Dancing With Prices

“Where The Buyers Aren’t” was the headline of the Friday April 14th Weekend Wall Street Journal article, written by WSJ staffer June Fletcher. In the piece, Ms Fletcher postulates that one area where real-estate prices are likely to come down – or are at least way over-priced – is Santa Barbara. She quoted a couple of local real-estate agents – Montecito’s Randy Solakian, whose volume of sales puts him in the elite category as one of the top producers in the country, and Nell Eakin. While Ms Fletcher’s article was mostly downbeat, just across the jump page on the left in the “Private Properties” gossip column, was the smiling face of Kevin Costner, whose purchase of a 17-acre oceanfront parcel for $28.5 million was the lead item, titled “Dances With Realtors.” Suzanne Perkins, another high-producing high-profile Montecito Realtor, was the listing agent for the property.

A curious bit of information passed my desk recently: sales volume (not prices) in the San Diego area have slipped this quarter, which wouldn’t be too unusual except the number of sales have apparently “slipped” in each of the past 21 quarters! That scary statistic can only mean one thing in the medium run: prices are going to come down in that market.

There may be some markets in California, like San Diego, where prices are going to slip and slide down (though even there, the drop will likely be less than many hope or expect), but so far there is no evidence such a trend has taken hold in this area.
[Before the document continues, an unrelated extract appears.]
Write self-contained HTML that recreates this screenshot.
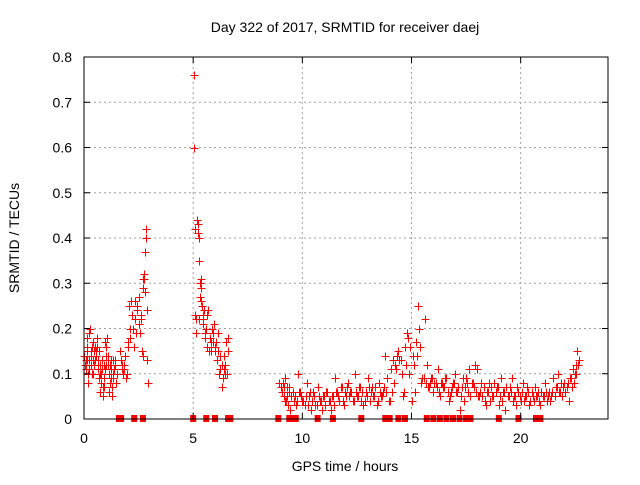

I wrote in this column some months ago how real-estate prices in both Carpinteria and Goleta had raced ahead (in percentage terms) of Montecito over the past five years and how that trend had reduced the historic premium between Montecito prices and those communities. I speculated that, if there were a slowdown in real-estate activity, those areas would feel more pain than Montecito because they had raced ahead faster. It seems that just such a scenario has indeed developed and median prices of single-family homes that had bounced up over a million dollars in the past 24 months are losing some of that momentum and are settling down to slightly lower asking and sales prices. Montecito has, so far, avoided that kind of disturbance, though at the lowest end, things are a bit soggy and condo prices have become downright wobbly (but even here, condo prices had raced ahead of single-family-home advances over the past couple of years).